I guess I can feel optimism in the sense that we follow attempted escapes out of North Korea and there is positive energy in that. Just in the pure courage and the momentum of an act like that. After watching the film, a lot of people have actually said to me that it is one of the most tragic and heartbreaking — and yet one of the most hopeful — films. Which is really important.
For context, you do chart the country’s history over the last 75 years. And embodied within your film is the key to a free North Korea, right?
Yes, it’s the exchange of information. That’s what these incredibly brave North Koreans are trying to do by risking their lives when they film with flip phones from their pockets and their sleeves inside North Korea. To get the truth out and then help content getting in. Because people in North Korea are told that they live in the best country in the world. So showing the North Koreans that actually, no, that is not true – this is something that Kim Jong Un is absolutely terrified of.
And we do learn things about the country that many of us might not know. Children are forced to watch executions. Religious books are outlawed, because North Korea’s leaders have plagiarized so much of their own mythology from those texts.
Right, especially the Bible. You know, when I go on to talk about the Bible being banned or the country’s poop system [citizens transport their own waste on trucks for farming], what I was thinking about was finding some specificity about this particular country.
And also, crucially, when the film shifts back to the family who is escaping, we’ve learned something more about what they’ve experienced and where they’re from. Because as we see in the film, North Koreans who have made it out of the country then have to grapple with the fact that much of what they believe is a lie is very, very challenging for them. I wanted to respect that.

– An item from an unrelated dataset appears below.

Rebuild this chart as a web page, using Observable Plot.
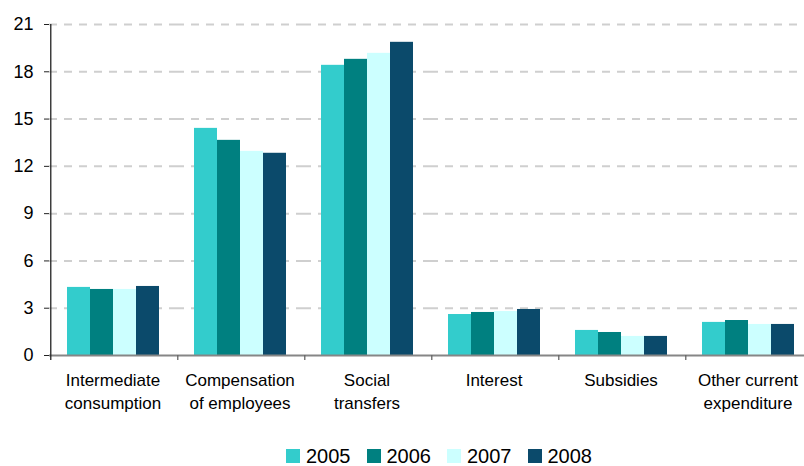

The hero of your movie is Seoul-based Pastor Seungeun Kim, who facilitates complex and dangerous escape plans for North Koreans. How did you gain his trust?
I felt that I needed to do something in the present tense. An important subject in our film is Soyeon Lee, who defected years ago. And she and I would brainstorm about this and she was very much on board with the idea of a present-tense story. Then I met Pastor Kim in 2019. It did take many months for him to trust us. We explained we were really interested in showing what North Koreans go through both inside their country and in attempting to escape and it took some time to convince Pastor Kim that we weren’t going to half-ass this.
Part of that must have been assurances that you were not going to jeopardize the safety of the escapees?
Absolutely, it was a huge concern from start to finish. Our policy was that we would not do anything that wasn’t already being done by the “Underground Railroad.” First off, none of us were in China, because that would have drawn attention. Pastor Kim doesn’t even go into China anymore because he’s at risk of being kidnapped into North Korea. Other NGOs and policy experts in South Korea and the U.S. were involved in every single decision. Obviously our subjects were at risk and they knew that. The most important thing was that we didn’t put them at any greater risk.
And what about your own personal safety? People might not remember that the 2014 Sony hack was done by North Korea in retaliation to the comedy film “The Interview.”
The consensus was that Kim Jong Un’s reaction to “The Interview” was based on him being mocked and humiliated. But in our film, what we actually say about Kim Jong Un is not really that different from what you hear on the news. He is a brutal dictator. And by all accounts, that characterization doesn’t bother him.